# Duration for Threshold Workouts



## kingfisher (Mar 6, 2009)

The common duration for a threshold workout seems to be 2x20 @ FTP with a 5-10 minute rest between. For me, that's around 300 watts. 

Could a 4x12 at, say 320 watts be more effective, though? In that workout, I would spend more time at a higher wattage than the 2x20s. 

I race in the NYC region, and the longest hills I climb are about 10 minutes (at most). On the flipside, races cover a lot of rolling hills, with very few long flat stretches. Wouldn't 4x12 at higher wattage prepare me better for this type of racing? 

I would still do shorter 4 to 6 minute VO2 max drills, and even shorter anaerobic reps. I'm just asking if it makes sense to substitute a shorter, harder, rep session for the 2x20s.


----------



## Ghost234 (Jun 1, 2010)

Be careful how short you go with the intervals. If you go below 8 minutes, its Vo2 territory. 

I typically do 10 minutes at 110-115% of FTP. I usually do 3 of them (but one standing for the entire interval). So for you it would be 340~ish watts for 10 minutes, with 2-3 minutes rest. 


Others like to do 4x10 @ FTP. Some like 1x40 @ FTP. Its all personal preference. Personally I think you have too much rest between those intervals.
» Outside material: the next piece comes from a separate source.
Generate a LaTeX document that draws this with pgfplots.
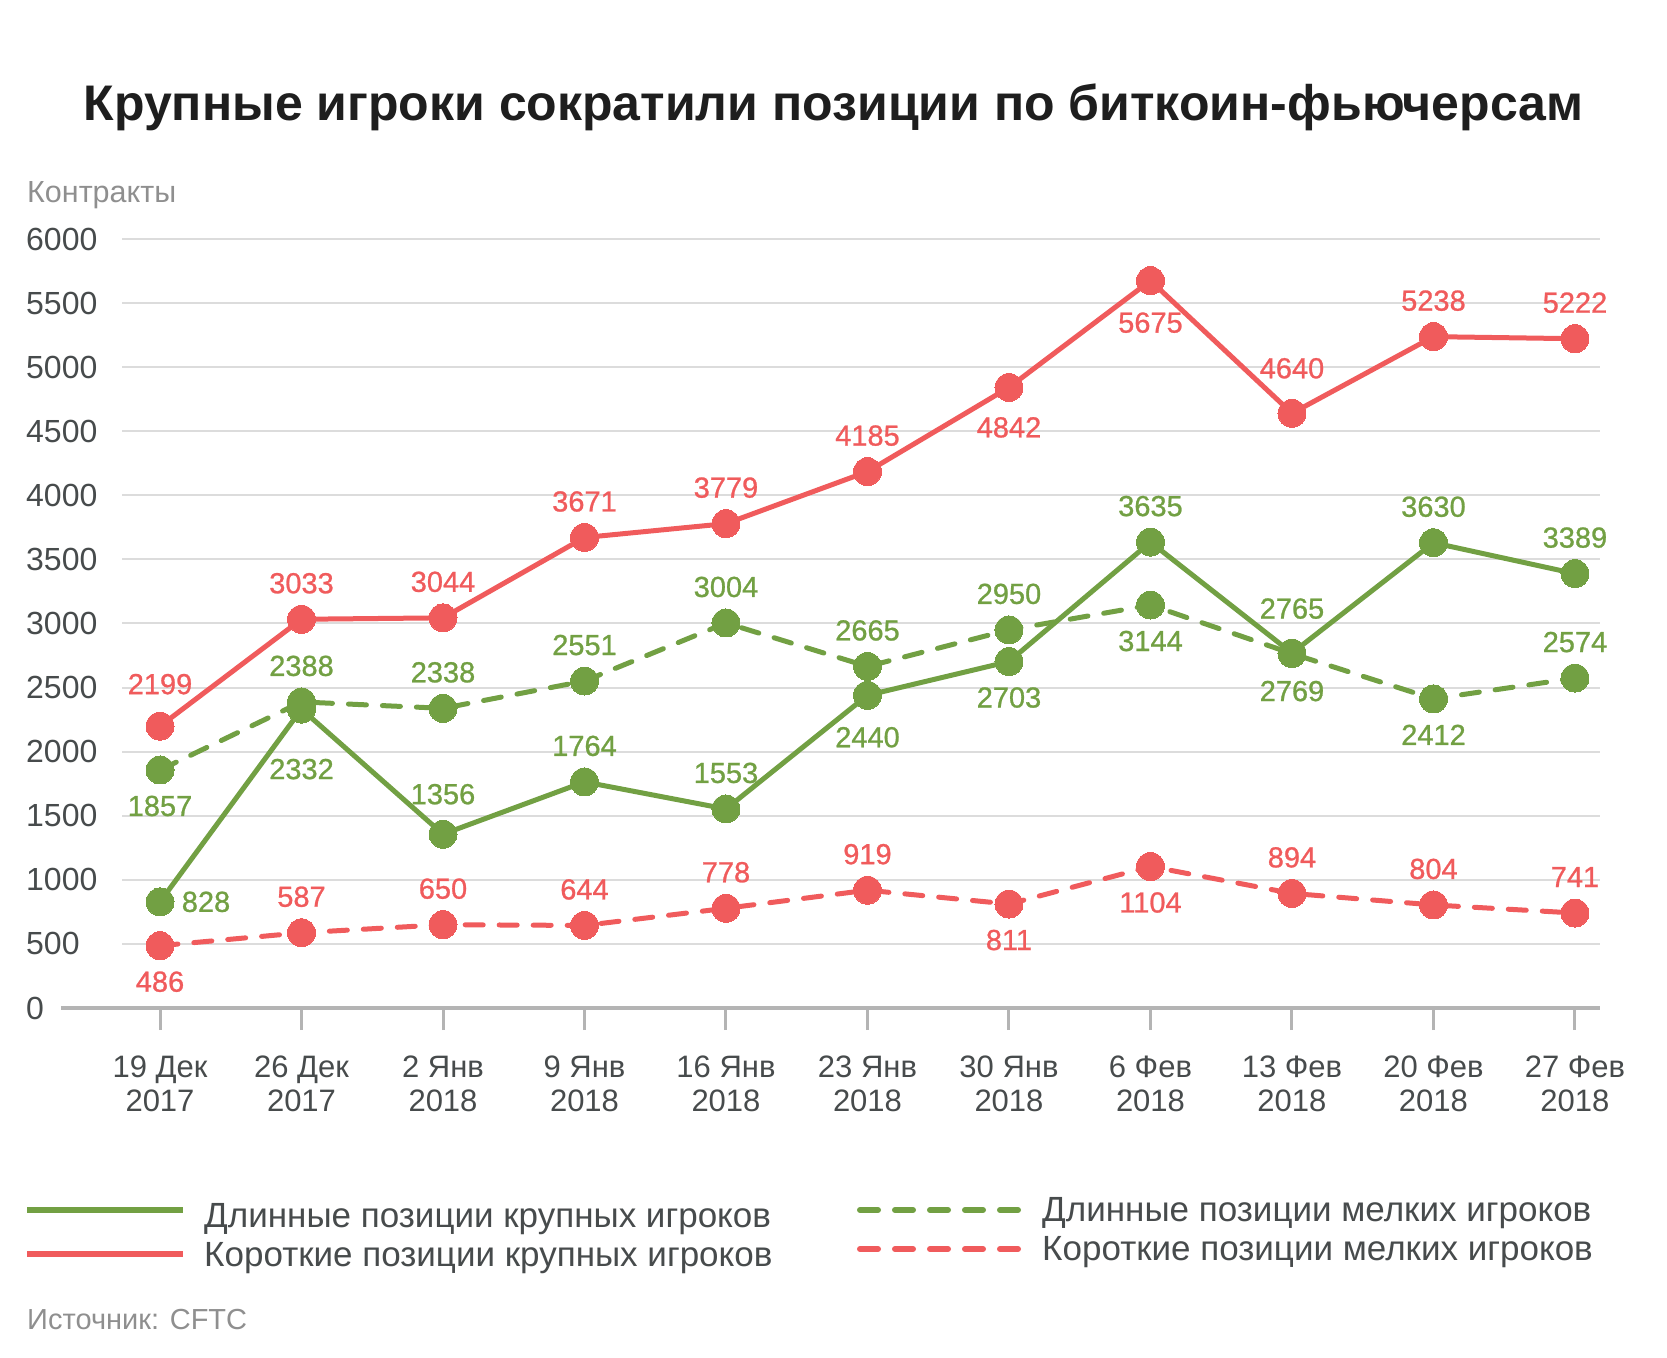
\documentclass[border=0pt]{standalone}
\usepackage{pgfplots}
\pgfplotsset{compat=1.18}
\usepackage{pgfplotstable}
\usepackage{fontspec}
\setmainfont{Liberation Sans}
\newfontfamily\medfont[FakeBold=0.9]{Liberation Sans}

\definecolor{cgreen}{HTML}{72A043}
\definecolor{cred}{HTML}{F05B5C}
\definecolor{txt}{HTML}{474B4C}
\definecolor{ttl}{HTML}{1E1E1E}
\definecolor{muted}{HTML}{8F8F8F}
\definecolor{gridgray}{HTML}{DCDCDC}
\definecolor{basegray}{HTML}{B4B4B4}

% columns: week index, contracts, label offset (dx, dy in pt)
\pgfplotstableread{
x y dx dy
0 2199 0 42
1 3033 0 36
2 3044 0 36
3 3671 0 36
4 3779 0 36
5 4185 0 36
6 4842 0 -40
7 5675 0 -42
8 4640 0 45
9 5238 0 36
10 5222 0 36
}\bigShort

\pgfplotstableread{
x y dx dy
0 828 46 0
1 2332 0 -60
2 1356 0 40
3 1764 0 36
4 1553 0 36
5 2440 0 -42
6 2703 0 -36
7 3635 0 36
8 2769 0 -38
9 3630 0 36
10 3389 0 36
}\bigLong

\pgfplotstableread{
x y dx dy
0 1857 0 -36
1 2388 0 36
2 2338 0 36
3 2551 0 36
4 3004 0 36
5 2665 0 36
6 2950 0 36
7 3144 0 -36
8 2765 0 45
9 2412 0 -36
10 2574 0 36
}\smallLong

\pgfplotstableread{
x y dx dy
0 486 0 -36
1 587 0 36
2 650 0 36
3 644 0 36
4 778 0 36
5 919 0 36
6 811 0 -36
7 1104 0 -36
8 894 0 36
9 804 0 36
10 741 0 36
}\smallShort

\begin{document}
\begin{tikzpicture}[x=1pt,y=1pt]
\useasboundingbox (0,0) rectangle (1667,1357);

\node[font=\bfseries\fontsize{50}{60}\selectfont, text=ttl] at (833.5,1250) {Крупные игроки сократили позиции по биткоин-фьючерсам};
\node[anchor=west, inner sep=0pt, font=\fontsize{30.5}{36}\selectfont, text=muted] at (27,1162) {Контракты};

\begin{axis}[
  at={(122pt,349pt)}, anchor=south west,
  scale only axis, width=1478pt, height=769pt,
  xmin=-0.2686, xmax=10.177, ymin=0, ymax=6000,
  clip=false,
  axis line style={draw=none},
  ytick={0,500,...,6000},
  ymajorgrids,
  grid style={draw=gridgray, line width=2pt},
  xtick={0,...,10},
  xticklabels={{19 Дек\\2017},{26 Дек\\2017},{2 Янв\\2018},{9 Янв\\2018},{16 Янв\\2018},{23 Янв\\2018},{30 Янв\\2018},{6 Фев\\2018},{13 Фев\\2018},{20 Фев\\2018},{27 Фев\\2018}},
  xtick pos=bottom, ytick pos=left,
  tick align=outside, major tick length=22pt,
  xtick style={draw=basegray, line width=3pt},
  ytick style={draw=none},
  xticklabel style={align=center, anchor=north, inner sep=0pt, yshift=-26pt,
    font=\fontsize{31}{34}\selectfont, text=txt},
  yticklabel style={anchor=west, inner sep=0pt, xshift=-74pt,
    font=\fontsize{32}{38}\selectfont, text=txt},
  /pgf/number format/1000 sep={},
  /pgf/number format/assume math mode=true,
  visualization depends on={\thisrow{dx} \as \ldx},
  visualization depends on={\thisrow{dy} \as \ldy},
  nodes near coords,
  point meta=explicit symbolic,
  every node near coord/.append style={anchor=center, inner sep=0pt,
    xshift=\ldx pt, yshift=\ldy pt, font=\medfont\fontsize{29}{34}\selectfont},
  mark size=14pt,
]
% zero line
\draw[basegray, line width=4pt] (axis cs:-0.70,0) -- (axis cs:10.177,0);

\addplot[cred, line width=5pt, dash pattern=on 18pt off 16pt, line cap=round,
  mark=*, mark options={solid, fill=cred, draw=cred, line width=0pt},
  every node near coord/.append style={text=cred}]
  table[x=x, y=y, meta=y] {\smallShort};
\addplot[cgreen, line width=5pt, dash pattern=on 18pt off 16pt, line cap=round,
  mark=*, mark options={solid, fill=cgreen, draw=cgreen, line width=0pt},
  every node near coord/.append style={text=cgreen}]
  table[x=x, y=y, meta=y] {\smallLong};
\addplot[cgreen, line width=5pt, line join=round,
  mark=*, mark options={solid, fill=cgreen, draw=cgreen, line width=0pt},
  every node near coord/.append style={text=cgreen}]
  table[x=x, y=y, meta=y] {\bigLong};
\addplot[cred, line width=5pt, line join=round,
  mark=*, mark options={solid, fill=cred, draw=cred, line width=0pt},
  every node near coord/.append style={text=cred}]
  table[x=x, y=y, meta=y] {\bigShort};
\end{axis}

% legend
\draw[cgreen, line width=6pt] (27,147) -- (183,147);
\draw[cred, line width=6pt] (27,103) -- (183,103);
\node[anchor=west, inner sep=0pt, font=\fontsize{35}{40}\selectfont, text=txt] at (204,138) {Длинные позиции крупных игроков};
\node[anchor=west, inner sep=0pt, font=\fontsize{35}{40}\selectfont, text=txt] at (204,99) {Короткие позиции крупных игроков};
\draw[cgreen, line width=6pt, dash pattern=on 18pt off 17pt, line cap=round] (860,147) -- (1019,147);
\draw[cred, line width=6pt, dash pattern=on 18pt off 17pt, line cap=round] (860,108) -- (1019,108);
\node[anchor=west, inner sep=0pt, font=\fontsize{35}{40}\selectfont, text=txt] at (1042,144) {Длинные позиции мелких игроков};
\node[anchor=west, inner sep=0pt, font=\fontsize{35}{40}\selectfont, text=txt] at (1042,105) {Короткие позиции мелких игроков};

\node[anchor=west, inner sep=0pt, font=\fontsize{29}{34}\selectfont, text=muted] at (27,37) {Источник: CFTC};
\end{tikzpicture}
\end{document}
When I do 2x20's I usually keep only a 2 minute rest.


----------



## PissedOffCil (Jan 3, 2008)

Well this is an ongoing debate without a true answer for a couple of reasons
1) Some people react differently to different stresses
2) One person reacts diferently at different stages of training

I believe that longer intervals have more benefit because they'll raise your power for shorter intervals too and make them feel easier.

Of course the opposite could be said about power rise but when you are used to shorter intervals, it's much harder to get used to the longer ones without doing some.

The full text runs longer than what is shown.